Pregnant People Caught in the War on Drugs: A Unique Alabama Statute Being Used to Criminally Prosecute Pregnant People for Drug use

LAURA CURRY—Six days after giving birth, Hali Burns was arrested and separated from her newborn and older child. The arrest stemmed from two positive drug tests during her pregnancy, which her attorneys contend were caused by a legal prescription for Subutex, a medicine used to manage opioid addiction and withdrawal, and sinus medication. Burns was held in pretrial detention for two months, unable to meet the $10,000 cash bond and inpatient drug treatmentrequirements for release. While incarcerated, Burns was denied pads for postpartum bleeding and denied postpartum medical care. She was finally released on September 12th with the help of National Advocates for Pregnant Women.
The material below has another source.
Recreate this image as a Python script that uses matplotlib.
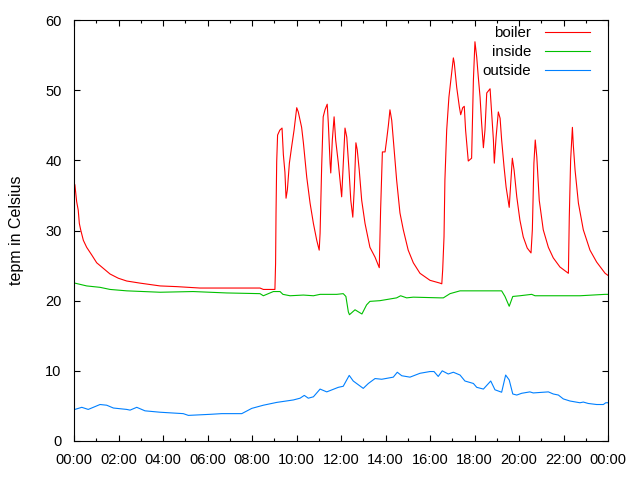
import matplotlib
matplotlib.use("Agg")
import matplotlib.pyplot as plt
from matplotlib.ticker import MultipleLocator, FixedLocator

plt.rcParams['font.family'] = ['Liberation Sans', 'DejaVu Sans']

# boiler temperature (hours, Celsius)
t_boiler = [0.0, 0.04, 0.12, 0.19, 0.24, 0.30, 0.42, 0.57, 0.80, 1.02, 1.32, 1.62,
            1.99, 2.37, 2.97, 3.87, 4.62, 5.66, 8.36, 8.51, 9.03,
            9.06, 9.08, 9.11, 9.15, 9.25, 9.35, 9.41, 9.48, 9.53, 9.59, 9.68, 9.78,
            9.89, 10.01, 10.08, 10.23, 10.31, 10.46, 10.61, 10.76, 10.91, 11.02,
            11.06, 11.13, 11.20, 11.28, 11.38, 11.43, 11.51, 11.54, 11.61, 11.69,
            11.76, 11.88, 12.0, 12.03, 12.18, 12.26, 12.36, 12.44, 12.53, 12.60,
            12.67, 12.73, 12.82, 12.93, 13.08, 13.30, 13.53, 13.72, 13.78, 13.86,
            13.98, 14.05, 14.13, 14.20, 14.28, 14.38, 14.50, 14.65, 14.80, 15.02,
            15.25, 15.55, 16.0, 16.45, 16.53, 16.57, 16.63, 16.67, 16.75, 16.85,
            16.97, 17.05, 17.09, 17.2, 17.32, 17.38, 17.47, 17.54, 17.6, 17.72,
            17.87, 17.95, 18.02, 18.1, 18.17, 18.25, 18.32, 18.40, 18.47, 18.55,
            18.70, 18.77, 18.85, 18.89, 18.97, 19.07, 19.15, 19.22, 19.33, 19.42,
            19.52, 19.56, 19.63, 19.70, 19.78, 19.90, 20.04, 20.19, 20.37, 20.54,
            20.60, 20.67, 20.73, 20.80, 20.91, 21.09, 21.32, 21.54, 21.84, 22.14,
            22.22, 22.26, 22.32, 22.40, 22.44, 22.52, 22.67, 22.89, 23.19, 23.49,
            23.87, 24.0]
v_boiler = [36.8, 36.5, 34.1, 32.9, 31.0, 30.1, 28.6, 27.6, 26.5, 25.4, 24.6, 23.8,
            23.2, 22.8, 22.5, 22.1, 22.0, 21.8, 21.8, 21.6, 21.6,
            25.3, 32.5, 39.8, 43.6, 44.3, 44.6, 40.8, 38.3, 34.6, 35.8, 39.6, 41.9,
            44.3, 47.5, 46.9, 44.7, 42.5, 37.6, 33.9, 31.0, 28.6, 27.2,
            29.6, 39.0, 46.2, 47.2, 48.0, 45.3, 39.6, 38.2, 42.9, 46.2,
            42.9, 39.6, 35.8, 34.8, 44.6, 43.3, 38.6, 34.3, 31.9, 36.2,
            42.5, 41.5, 38.6, 34.3, 31.0, 27.6, 26.2, 24.7, 32.9, 41.2,
            41.2, 42.9, 45.0, 47.2, 45.7, 41.9, 37.2, 32.5, 30.1, 27.2,
            25.4, 23.9, 22.9, 22.5, 22.4, 24.4, 29.1, 37.2, 44.3, 49.0,
            52.4, 54.6, 53.9, 50.4, 47.6, 46.5, 47.5, 47.7, 44.3, 39.9,
            40.3, 51.4, 56.9, 54.7, 51.9, 49.0, 45.3, 41.8, 44.3, 49.6,
            50.2, 46.7, 42.9, 39.6, 43.3, 46.9, 46.0, 42.9, 39.0, 36.2,
            34.1, 33.3, 36.8, 40.3, 38.6, 34.8, 31.5, 29.1, 27.5, 26.8,
            30.1, 39.6, 42.9, 40.5, 34.3, 30.1, 27.6, 26.1, 24.8, 24.1,
            23.9, 31.9, 40.0, 44.7, 42.2, 38.6, 33.9, 30.1, 27.2, 25.5,
            23.9, 23.6]

# inside temperature
t_inside = [0.0, 0.04, 0.57, 1.17, 1.62, 2.37, 3.87, 5.35, 6.86, 8.36, 8.51, 8.96,
            9.26, 9.39, 9.71, 10.31, 10.76, 11.06, 11.81, 12.10, 12.22, 12.33,
            12.38, 12.63, 12.94, 13.15, 13.30, 13.75, 14.50, 14.68, 14.95, 15.25,
            16.45, 16.60, 16.90, 17.35, 19.22, 19.37, 19.56, 19.72, 20.04, 20.57,
            20.72, 21.54, 22.74, 23.87, 24.0]
v_inside = [22.5, 22.5, 22.1, 21.9, 21.6, 21.4, 21.2, 21.3, 21.1, 21.0, 20.7, 21.3,
            21.3, 20.9, 20.7, 20.8, 20.7, 20.9, 20.9, 21.0, 20.6, 18.4,
            18.0, 18.7, 18.1, 19.4, 19.9, 20.0, 20.4, 20.7, 20.4, 20.5,
            20.4, 20.4, 21.0, 21.4, 21.4, 20.6, 19.2, 20.6, 20.7, 20.9,
            20.7, 20.7, 20.7, 20.9, 20.9]

# outside temperature
t_outside = [0.0, 0.04, 0.35, 0.64, 1.17, 1.47, 1.77, 2.37, 2.52, 2.82, 3.19, 3.87,
             4.91, 5.14, 6.11, 6.64, 7.54, 7.99, 8.51, 9.11, 9.86, 10.16, 10.35,
             10.53, 10.76, 11.06, 11.36, 11.88, 12.10, 12.37, 12.55, 13.0, 13.23,
             13.53, 13.83, 14.35, 14.53, 14.73, 15.10, 15.55, 16.0, 16.18, 16.37,
             16.55, 16.82, 17.05, 17.35, 17.57, 17.95, 18.10, 18.40, 18.73, 18.92,
             19.22, 19.40, 19.56, 19.72, 19.90, 20.12, 20.49, 20.64, 21.32, 21.54,
             21.77, 21.99, 22.29, 22.74, 22.89, 23.11, 23.49, 23.79, 23.90, 24.0]
v_outside = [4.5, 4.5, 4.8, 4.5, 5.2, 5.1, 4.7, 4.5, 4.4, 4.8, 4.3, 4.1,
             3.9, 3.65, 3.8, 3.9, 3.9, 4.65, 5.1, 5.5, 5.85, 6.1, 6.5,
             6.1, 6.3, 7.4, 7.0, 7.65, 7.8, 9.35, 8.55, 7.5, 8.2,
             8.9, 8.8, 9.1, 9.8, 9.3, 9.1, 9.65, 9.9, 9.9, 9.2,
             10.0, 9.55, 9.8, 9.4, 8.55, 8.2, 7.65, 7.4, 8.55, 7.3,
             6.95, 9.4, 8.7, 6.7, 6.55, 6.8, 7.0, 6.85, 7.0, 6.7,
             6.55, 6.0, 5.7, 5.45, 5.55, 5.35, 5.2, 5.2, 5.45, 5.45]

x_ticks = [0, 2, 4, 6, 8, 10, 12, 14, 16, 18, 20, 22, 24]
x_labels = ["00:00", "02:00", "04:00", "06:00", "08:00", "10:00", "12:00",
            "14:00", "16:00", "18:00", "20:00", "22:00", "00:00"]

fig = plt.figure(figsize=(6.4, 4.8), dpi=100)
ax = fig.add_axes([74/640, 39/480, 534/640, 421/480])

ax.plot(t_boiler, v_boiler, color="#ff0000", lw=0.8, label="boiler")
ax.plot(t_inside, v_inside, color="#00c000", lw=0.8, label="inside")
ax.plot(t_outside, v_outside, color="#0080ff", lw=0.8, label="outside")

ax.set_xlim(0, 24)
ax.set_ylim(0, 60)
ax.xaxis.set_major_locator(FixedLocator(x_ticks))
ax.set_xticklabels(x_labels)
ax.xaxis.set_minor_locator(MultipleLocator(1))
ax.yaxis.set_major_locator(MultipleLocator(10))

ax.tick_params(which="both", direction="in", top=True, right=True,
               labelsize=10.5, pad=9, width=0.8)
ax.tick_params(which="major", length=4.5)
ax.tick_params(which="minor", length=2.5)
for s in ax.spines.values():
    s.set_linewidth(0.8)

ax.set_ylabel("tepm in Celsius", fontsize=11.5)
ax.yaxis.set_label_coords(-0.093, 0.5)

ax.legend(loc="center right", bbox_to_anchor=(0.966, 0.9233), frameon=False,
          markerfirst=False, fontsize=10.8, handlelength=3.0,
          handletextpad=0.9, labelspacing=0.32, borderpad=0, borderaxespad=0)

fig.savefig("out.png", dpi=100)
Burns was charged under an Alabama law commonly known as the chemical child endangerment law. The law criminalizes exposing children to an environment in which one, “[k]nowingly, recklessly, or intentionally causes or permits a child to be exposed to, to ingest or inhale, or to have contact with a controlled substance, chemical substance, or drug paraphernalia.” The type of felony and sentencing range depends on whether there was mere exposure, physical harm, or death of the child. Exposure itself with no resulting harm is a Class C Felony with a sentencing range from 1 to 10 years. Where the child dies, it is a Class A Felony with a sentencing range from 10 years to life. 

The law was passed in 2006 as methamphetamine (“meth”) addiction increased in Alabama and was originally intended to criminalize the operation of meth labs in homes with children. However, prosecutors quickly deployed the law against pregnant people who tested positive for drugs or gave birth to children who tested positive for drugs. Officials disproportionately targeted pregnant people and by 2015, 479 people, or about 15% of total prosecutions under the law, were charged based on pregnancy-related exposure to drugs. Prosecutors have charged people at all stages of pregnancy, including Ashley Banks, who was charged for allegedly using marijuana on the day that she learned she was pregnant. 

In 2013, the Alabama Supreme Court directly addressed whether prosecutors could use the law to prosecute pregnant people for using drugs in Ex Parte Ankrom. The Court interpreted the plain meaning of the word “child” in the statute to include an unborn child or fetus. The Court reasoned that the only area where fetuses are denied full legal protection is the right to abortion set out in Roe v, Wade. The Court affirmed this interpretation again in Ex Parte Hicks in 2014, in which Chief Justice Moore wrote a separate concurring opinion that included religious language emphasizing the sacredness of life and directly quoted the Christian bible. In both cases, the Court explicitly recognized the personhood of fetuses and assigned them legal rights, notably the right to be free from chemical exposure. 

In many ways, pregnant people in Alabama have already been living in a Post-Roe world. They have been criminalized based only on actions with the potential to adversely affect the fetus, and criminal prosecutions have targeted conduct at all stages of the pregnancy regardless of whether actual harm occurred. Alabama’s chemical child endangerment law, along with the approach of the state’s courts, thus exemplifies how the growing doctrine of fetal personhood could allow legislators to criminalize pregnant people based on a wide range of conduct beyond abortions. The danger of expansive criminalization is compounded by the lack of definitive scientific data about the harm that the use of specific drugs cause to a pregnancy. While the harm of drug use during a pregnancy may be uncertain, the harm of an arrest, incarceration, and conviction is more clear. Children of people involved in the criminal legal system face increased economic instability, school disciplinary action, emotional issues, and trauma related to the resulting termination of parental rights in some cases. The drug use of a pregnant person may not harm their child but the resulting prosecution likely will. 

Lack of definitive medical proof did not stop prosecutors from bringing charges against Brooke Shoemaker for the stillbirth of her child. Shoemaker had used methamphetamine on at least two occasions during the pregnancy and a toxicology report revealed methamphetamine in the baby’s blood. Shoemaker unexpectedly gave birth at home when the baby was only between an estimated 24 and 26 weeks gestation. The coroner, a politician with no medical degree, listed methamphetamine toxicity as the cause of death based on a conversation he had with a pathologist who was unconnected to the case and who had never examined the baby. A state medical examiner testified at trial that her drug use could have caused the stillbirth, but the examiner could not definitively determine it was in fact the cause. According to the Centers for Disease Control, 30% of stillbirths occur due to an unspecified cause. Nevertheless, a jury convicted Shoemaker and sentenced her to serve 18 years in the Julia Tutwiler Prison for Women. Brooke Shoemaker is still serving her sentence, separated from her four other children.